**Goal of the exercise:**
In the listing below, count the lines with "this" and report only the figure.

[Records with drawing code]
☆ ☆ ☆ ☆

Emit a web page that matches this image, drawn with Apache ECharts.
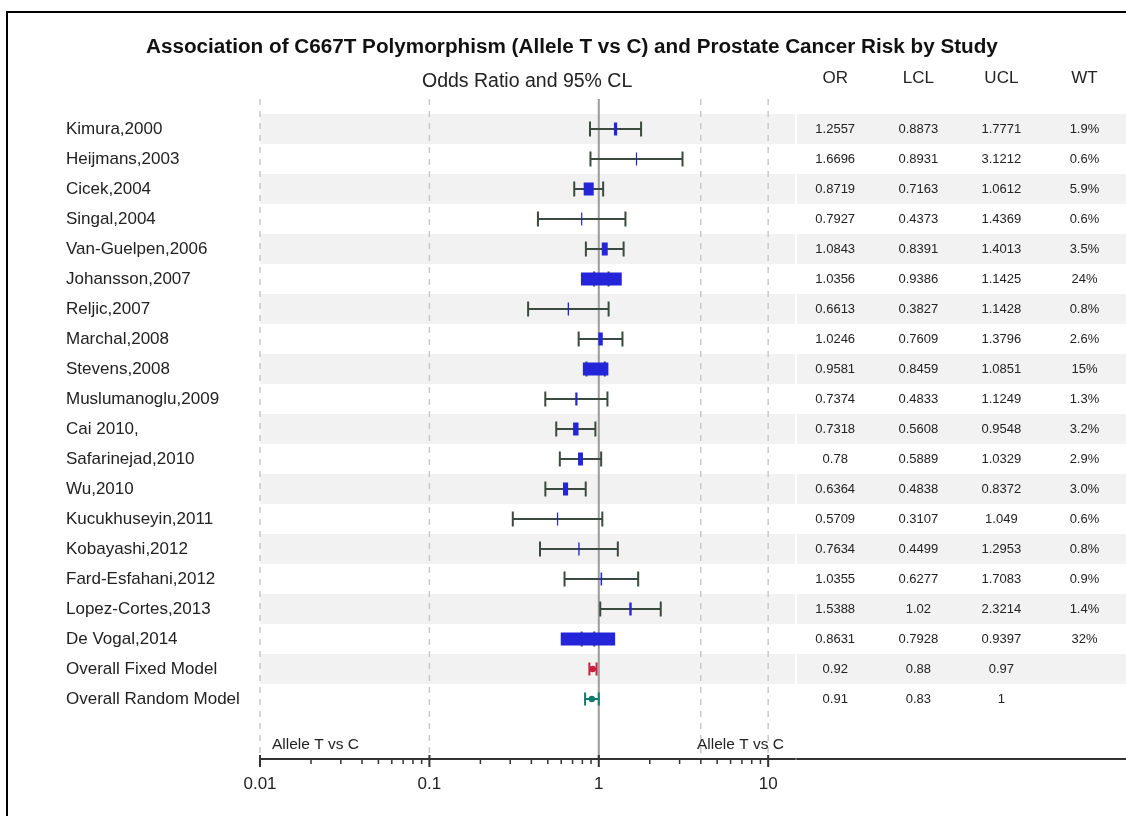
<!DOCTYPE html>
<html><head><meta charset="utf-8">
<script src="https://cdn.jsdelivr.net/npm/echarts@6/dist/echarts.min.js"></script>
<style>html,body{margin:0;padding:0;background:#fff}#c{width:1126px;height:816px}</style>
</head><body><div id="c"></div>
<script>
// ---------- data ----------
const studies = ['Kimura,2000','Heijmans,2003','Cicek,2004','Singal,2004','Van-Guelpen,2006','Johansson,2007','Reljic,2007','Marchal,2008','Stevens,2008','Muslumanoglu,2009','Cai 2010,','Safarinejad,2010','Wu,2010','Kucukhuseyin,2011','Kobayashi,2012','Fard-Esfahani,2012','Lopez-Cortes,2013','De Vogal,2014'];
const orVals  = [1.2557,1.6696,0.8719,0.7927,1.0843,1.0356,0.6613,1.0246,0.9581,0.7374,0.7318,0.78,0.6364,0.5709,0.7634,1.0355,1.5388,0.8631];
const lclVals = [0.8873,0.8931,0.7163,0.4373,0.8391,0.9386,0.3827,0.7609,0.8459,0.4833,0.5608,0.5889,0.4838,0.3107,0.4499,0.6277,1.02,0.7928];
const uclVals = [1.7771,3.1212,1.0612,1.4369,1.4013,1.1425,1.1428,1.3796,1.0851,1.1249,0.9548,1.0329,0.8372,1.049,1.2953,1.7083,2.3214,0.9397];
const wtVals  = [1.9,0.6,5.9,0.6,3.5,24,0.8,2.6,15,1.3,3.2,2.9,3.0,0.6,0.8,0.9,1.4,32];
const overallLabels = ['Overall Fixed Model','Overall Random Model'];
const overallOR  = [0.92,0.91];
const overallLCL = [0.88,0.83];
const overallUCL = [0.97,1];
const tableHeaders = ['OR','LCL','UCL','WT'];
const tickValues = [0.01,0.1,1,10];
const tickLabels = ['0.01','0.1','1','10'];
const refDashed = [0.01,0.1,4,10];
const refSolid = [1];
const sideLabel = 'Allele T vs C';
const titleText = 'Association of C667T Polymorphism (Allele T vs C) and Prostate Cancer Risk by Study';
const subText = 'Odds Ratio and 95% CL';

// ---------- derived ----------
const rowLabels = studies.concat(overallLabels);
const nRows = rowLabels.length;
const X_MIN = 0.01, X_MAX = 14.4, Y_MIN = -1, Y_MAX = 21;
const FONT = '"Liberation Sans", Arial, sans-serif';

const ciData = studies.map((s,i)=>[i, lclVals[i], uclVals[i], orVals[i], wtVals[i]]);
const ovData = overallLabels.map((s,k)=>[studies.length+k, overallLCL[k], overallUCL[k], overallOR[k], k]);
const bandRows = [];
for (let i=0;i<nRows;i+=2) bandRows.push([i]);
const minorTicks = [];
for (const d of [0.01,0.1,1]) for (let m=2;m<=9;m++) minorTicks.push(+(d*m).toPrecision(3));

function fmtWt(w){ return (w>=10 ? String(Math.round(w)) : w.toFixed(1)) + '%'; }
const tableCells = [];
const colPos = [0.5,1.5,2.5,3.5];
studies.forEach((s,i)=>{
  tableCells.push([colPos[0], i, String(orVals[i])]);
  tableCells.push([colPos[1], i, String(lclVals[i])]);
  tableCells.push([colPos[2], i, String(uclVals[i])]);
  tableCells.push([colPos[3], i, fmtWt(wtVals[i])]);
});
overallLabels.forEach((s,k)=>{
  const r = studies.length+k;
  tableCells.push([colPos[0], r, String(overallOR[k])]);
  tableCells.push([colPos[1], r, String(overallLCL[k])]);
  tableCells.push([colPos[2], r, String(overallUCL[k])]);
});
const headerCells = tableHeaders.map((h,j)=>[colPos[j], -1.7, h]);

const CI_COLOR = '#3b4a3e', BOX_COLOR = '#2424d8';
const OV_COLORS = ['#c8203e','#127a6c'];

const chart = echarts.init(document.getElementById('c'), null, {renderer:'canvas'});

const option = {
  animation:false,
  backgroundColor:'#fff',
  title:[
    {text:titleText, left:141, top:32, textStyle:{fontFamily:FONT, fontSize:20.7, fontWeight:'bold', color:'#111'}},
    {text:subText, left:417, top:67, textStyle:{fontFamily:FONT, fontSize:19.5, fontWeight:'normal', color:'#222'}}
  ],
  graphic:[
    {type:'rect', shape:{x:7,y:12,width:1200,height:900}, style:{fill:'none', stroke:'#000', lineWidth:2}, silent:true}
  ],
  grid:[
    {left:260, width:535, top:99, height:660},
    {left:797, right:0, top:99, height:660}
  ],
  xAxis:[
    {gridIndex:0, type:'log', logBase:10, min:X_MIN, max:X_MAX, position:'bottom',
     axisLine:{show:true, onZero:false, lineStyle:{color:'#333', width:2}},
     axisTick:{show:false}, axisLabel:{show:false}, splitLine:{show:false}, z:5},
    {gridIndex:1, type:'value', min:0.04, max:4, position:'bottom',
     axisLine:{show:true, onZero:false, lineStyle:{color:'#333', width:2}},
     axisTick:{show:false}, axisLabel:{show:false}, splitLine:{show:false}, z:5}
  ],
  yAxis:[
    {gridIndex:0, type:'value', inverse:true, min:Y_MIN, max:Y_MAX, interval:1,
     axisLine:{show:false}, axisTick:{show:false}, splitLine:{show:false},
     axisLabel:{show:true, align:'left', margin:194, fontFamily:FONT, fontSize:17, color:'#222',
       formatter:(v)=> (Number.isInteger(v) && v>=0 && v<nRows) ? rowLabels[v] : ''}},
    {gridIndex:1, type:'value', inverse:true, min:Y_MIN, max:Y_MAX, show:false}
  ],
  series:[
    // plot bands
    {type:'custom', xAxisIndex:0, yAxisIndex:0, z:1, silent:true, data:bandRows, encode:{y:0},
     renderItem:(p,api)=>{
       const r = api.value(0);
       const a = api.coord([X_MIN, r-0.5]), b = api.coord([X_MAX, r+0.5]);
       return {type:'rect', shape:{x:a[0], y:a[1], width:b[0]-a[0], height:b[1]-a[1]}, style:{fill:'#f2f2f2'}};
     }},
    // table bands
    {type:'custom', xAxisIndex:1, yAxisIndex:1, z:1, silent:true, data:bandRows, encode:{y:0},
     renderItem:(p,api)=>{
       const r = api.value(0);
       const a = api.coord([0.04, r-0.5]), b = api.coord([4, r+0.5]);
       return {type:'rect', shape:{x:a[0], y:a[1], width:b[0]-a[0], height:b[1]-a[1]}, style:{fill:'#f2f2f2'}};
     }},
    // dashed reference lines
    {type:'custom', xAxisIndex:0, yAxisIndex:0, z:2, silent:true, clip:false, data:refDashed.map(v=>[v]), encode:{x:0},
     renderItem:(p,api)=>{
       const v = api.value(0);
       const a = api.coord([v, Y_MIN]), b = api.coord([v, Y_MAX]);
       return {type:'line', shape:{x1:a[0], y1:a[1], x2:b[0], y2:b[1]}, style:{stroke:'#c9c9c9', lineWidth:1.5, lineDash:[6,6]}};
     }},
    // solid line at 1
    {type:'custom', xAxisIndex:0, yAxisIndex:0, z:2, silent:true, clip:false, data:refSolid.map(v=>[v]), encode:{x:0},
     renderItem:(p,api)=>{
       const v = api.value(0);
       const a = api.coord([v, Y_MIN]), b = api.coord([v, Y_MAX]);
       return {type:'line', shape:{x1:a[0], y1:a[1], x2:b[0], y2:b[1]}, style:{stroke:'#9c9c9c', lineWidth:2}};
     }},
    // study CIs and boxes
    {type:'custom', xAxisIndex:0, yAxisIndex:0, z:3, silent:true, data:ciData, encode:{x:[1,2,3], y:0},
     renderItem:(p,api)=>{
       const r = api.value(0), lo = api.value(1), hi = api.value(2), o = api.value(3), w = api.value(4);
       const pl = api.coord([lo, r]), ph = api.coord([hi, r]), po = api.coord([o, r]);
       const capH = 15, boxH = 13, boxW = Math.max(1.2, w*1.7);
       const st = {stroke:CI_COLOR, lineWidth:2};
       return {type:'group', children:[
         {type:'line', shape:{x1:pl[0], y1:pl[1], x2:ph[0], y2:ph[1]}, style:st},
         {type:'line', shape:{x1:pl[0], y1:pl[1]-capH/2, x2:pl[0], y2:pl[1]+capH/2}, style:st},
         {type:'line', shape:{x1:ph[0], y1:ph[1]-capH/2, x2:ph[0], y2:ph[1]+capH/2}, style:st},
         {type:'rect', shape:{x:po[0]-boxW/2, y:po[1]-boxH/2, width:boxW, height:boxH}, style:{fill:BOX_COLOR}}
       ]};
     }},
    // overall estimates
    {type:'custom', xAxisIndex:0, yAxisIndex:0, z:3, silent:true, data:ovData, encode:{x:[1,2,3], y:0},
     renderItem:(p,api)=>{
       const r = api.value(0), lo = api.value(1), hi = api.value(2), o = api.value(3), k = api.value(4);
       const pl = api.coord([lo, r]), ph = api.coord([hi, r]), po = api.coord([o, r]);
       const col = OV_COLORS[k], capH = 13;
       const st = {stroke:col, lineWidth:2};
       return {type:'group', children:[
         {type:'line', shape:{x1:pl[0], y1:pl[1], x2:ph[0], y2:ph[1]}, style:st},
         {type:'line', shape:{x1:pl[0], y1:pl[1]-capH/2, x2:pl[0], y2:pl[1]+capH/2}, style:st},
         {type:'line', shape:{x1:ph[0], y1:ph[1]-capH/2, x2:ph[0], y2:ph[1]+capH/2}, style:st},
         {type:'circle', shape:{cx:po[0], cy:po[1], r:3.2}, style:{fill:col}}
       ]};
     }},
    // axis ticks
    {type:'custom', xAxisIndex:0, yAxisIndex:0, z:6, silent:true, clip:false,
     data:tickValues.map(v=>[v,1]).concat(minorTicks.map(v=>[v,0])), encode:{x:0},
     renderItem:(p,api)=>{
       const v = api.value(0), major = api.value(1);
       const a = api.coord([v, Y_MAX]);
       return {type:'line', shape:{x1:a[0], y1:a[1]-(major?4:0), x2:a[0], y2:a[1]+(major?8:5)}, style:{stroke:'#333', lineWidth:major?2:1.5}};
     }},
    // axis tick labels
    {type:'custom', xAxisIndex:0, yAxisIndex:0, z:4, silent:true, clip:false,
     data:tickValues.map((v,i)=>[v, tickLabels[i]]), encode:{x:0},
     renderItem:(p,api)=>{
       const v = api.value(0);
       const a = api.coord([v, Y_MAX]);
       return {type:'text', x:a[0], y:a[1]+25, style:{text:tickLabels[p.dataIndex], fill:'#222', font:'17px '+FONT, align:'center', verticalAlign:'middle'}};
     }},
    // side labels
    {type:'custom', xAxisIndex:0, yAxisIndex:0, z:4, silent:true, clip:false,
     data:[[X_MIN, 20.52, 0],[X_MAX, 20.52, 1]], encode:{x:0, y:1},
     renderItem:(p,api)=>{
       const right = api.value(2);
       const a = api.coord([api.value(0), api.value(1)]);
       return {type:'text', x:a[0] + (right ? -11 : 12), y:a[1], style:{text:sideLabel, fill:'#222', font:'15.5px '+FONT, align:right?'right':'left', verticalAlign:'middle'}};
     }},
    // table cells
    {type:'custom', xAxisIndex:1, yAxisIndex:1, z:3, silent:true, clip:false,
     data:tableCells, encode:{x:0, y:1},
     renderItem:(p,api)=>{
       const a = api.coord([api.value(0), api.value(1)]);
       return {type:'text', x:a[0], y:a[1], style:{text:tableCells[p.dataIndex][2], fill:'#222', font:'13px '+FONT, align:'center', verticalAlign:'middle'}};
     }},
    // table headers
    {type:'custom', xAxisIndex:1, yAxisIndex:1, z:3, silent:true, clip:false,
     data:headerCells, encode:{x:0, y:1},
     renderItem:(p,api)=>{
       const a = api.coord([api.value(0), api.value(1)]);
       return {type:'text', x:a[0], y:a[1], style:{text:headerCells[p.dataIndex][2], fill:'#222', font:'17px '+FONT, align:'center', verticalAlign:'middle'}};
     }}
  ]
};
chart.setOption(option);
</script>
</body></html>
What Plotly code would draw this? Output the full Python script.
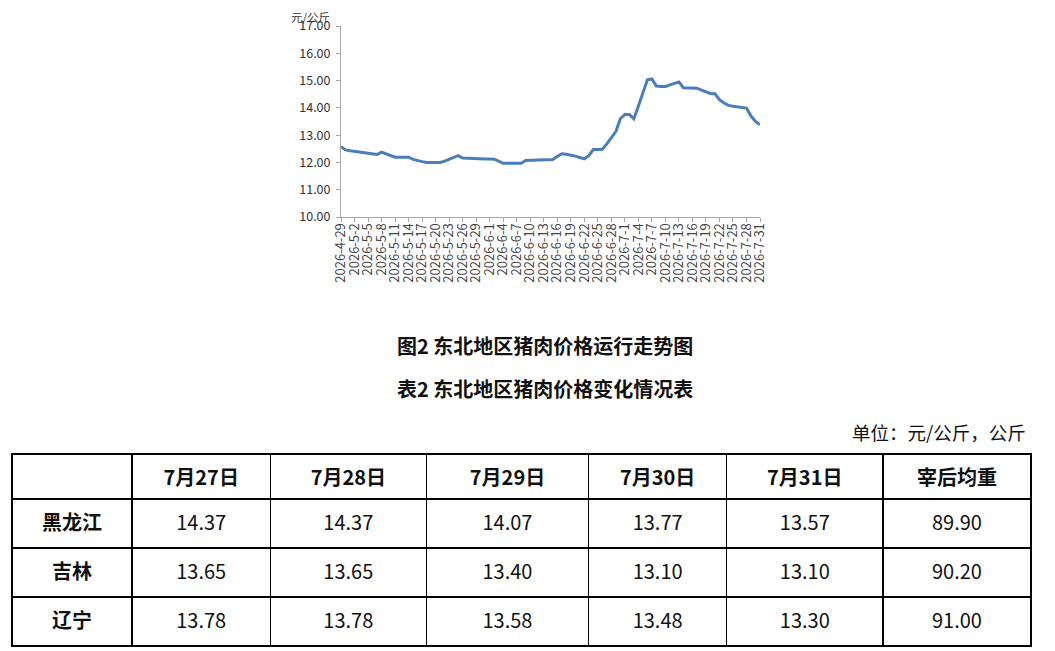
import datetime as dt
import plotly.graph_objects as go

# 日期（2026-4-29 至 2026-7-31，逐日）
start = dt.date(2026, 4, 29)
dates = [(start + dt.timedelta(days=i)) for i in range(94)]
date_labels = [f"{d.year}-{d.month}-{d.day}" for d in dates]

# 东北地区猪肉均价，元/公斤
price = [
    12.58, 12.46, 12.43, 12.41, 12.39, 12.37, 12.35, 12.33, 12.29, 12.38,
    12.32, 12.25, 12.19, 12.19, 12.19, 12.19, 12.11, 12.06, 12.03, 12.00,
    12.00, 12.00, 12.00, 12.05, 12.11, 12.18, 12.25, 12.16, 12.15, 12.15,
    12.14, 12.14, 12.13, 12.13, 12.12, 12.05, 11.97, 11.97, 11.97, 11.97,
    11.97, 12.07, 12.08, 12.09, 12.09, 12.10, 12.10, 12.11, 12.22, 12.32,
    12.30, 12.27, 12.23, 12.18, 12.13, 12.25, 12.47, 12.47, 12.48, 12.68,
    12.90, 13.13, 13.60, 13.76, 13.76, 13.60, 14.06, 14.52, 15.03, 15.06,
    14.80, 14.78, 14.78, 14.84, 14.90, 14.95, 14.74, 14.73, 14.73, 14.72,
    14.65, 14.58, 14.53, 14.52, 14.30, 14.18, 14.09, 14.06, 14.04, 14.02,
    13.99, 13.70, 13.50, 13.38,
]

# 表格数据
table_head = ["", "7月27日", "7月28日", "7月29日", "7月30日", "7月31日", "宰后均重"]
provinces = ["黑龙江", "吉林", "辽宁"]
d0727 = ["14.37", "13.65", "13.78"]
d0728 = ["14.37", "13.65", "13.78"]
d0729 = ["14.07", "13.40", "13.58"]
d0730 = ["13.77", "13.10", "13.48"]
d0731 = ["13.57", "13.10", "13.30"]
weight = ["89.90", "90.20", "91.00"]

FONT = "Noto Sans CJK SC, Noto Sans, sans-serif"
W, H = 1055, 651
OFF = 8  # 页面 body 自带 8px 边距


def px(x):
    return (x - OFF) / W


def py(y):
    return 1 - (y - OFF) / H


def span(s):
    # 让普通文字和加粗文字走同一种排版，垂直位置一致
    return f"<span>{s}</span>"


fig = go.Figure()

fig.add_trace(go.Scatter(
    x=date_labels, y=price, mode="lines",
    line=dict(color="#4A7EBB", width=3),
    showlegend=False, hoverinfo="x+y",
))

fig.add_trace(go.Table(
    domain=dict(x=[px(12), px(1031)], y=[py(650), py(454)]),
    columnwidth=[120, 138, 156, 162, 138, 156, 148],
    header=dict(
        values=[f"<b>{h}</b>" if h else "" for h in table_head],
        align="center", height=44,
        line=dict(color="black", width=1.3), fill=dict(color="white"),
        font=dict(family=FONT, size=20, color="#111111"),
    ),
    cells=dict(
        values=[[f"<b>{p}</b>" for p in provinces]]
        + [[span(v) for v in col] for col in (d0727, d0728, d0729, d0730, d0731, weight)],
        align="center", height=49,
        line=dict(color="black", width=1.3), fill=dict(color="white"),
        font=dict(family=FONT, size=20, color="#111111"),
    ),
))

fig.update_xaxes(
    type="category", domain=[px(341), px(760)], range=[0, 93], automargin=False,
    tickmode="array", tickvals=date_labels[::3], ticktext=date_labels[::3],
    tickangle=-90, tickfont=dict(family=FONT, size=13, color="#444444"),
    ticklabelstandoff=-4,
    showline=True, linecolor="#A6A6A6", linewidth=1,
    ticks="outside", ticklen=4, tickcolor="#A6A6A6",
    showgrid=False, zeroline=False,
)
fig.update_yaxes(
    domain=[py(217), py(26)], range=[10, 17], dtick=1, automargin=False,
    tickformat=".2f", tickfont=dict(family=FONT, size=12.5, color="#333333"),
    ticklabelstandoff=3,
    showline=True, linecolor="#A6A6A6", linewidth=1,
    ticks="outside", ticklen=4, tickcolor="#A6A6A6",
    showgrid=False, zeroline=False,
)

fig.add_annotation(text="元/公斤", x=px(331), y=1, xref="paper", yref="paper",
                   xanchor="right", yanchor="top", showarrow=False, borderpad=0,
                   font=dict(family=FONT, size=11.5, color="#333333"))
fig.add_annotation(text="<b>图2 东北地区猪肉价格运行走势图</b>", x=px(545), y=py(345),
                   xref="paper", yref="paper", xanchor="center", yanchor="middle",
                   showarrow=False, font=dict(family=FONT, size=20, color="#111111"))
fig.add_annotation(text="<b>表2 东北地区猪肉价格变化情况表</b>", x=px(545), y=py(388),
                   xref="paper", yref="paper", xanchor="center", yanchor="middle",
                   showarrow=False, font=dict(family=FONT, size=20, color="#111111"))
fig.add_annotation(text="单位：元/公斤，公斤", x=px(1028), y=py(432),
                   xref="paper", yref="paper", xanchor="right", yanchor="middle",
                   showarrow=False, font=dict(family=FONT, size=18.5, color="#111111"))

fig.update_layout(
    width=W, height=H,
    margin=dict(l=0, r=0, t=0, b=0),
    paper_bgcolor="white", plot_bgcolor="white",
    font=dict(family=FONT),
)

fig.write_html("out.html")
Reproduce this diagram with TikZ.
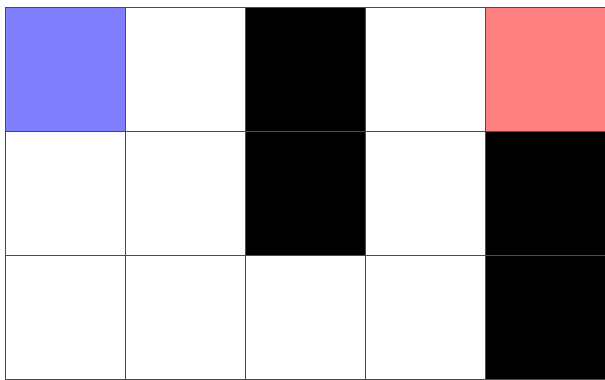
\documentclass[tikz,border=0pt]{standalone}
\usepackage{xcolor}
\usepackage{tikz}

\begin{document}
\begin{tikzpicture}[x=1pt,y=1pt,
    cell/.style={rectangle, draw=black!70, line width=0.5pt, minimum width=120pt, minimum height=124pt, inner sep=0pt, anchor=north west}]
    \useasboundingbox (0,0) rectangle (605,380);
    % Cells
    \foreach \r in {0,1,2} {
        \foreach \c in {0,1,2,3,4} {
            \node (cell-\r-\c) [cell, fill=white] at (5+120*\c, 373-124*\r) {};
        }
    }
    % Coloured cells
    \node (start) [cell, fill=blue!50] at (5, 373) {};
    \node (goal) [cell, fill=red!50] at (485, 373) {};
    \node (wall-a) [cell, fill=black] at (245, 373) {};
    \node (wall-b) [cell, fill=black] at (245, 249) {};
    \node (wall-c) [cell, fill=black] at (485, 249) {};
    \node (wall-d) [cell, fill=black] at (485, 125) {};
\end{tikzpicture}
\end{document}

☆ ☆ ☆ ☆

**Correct output:**
3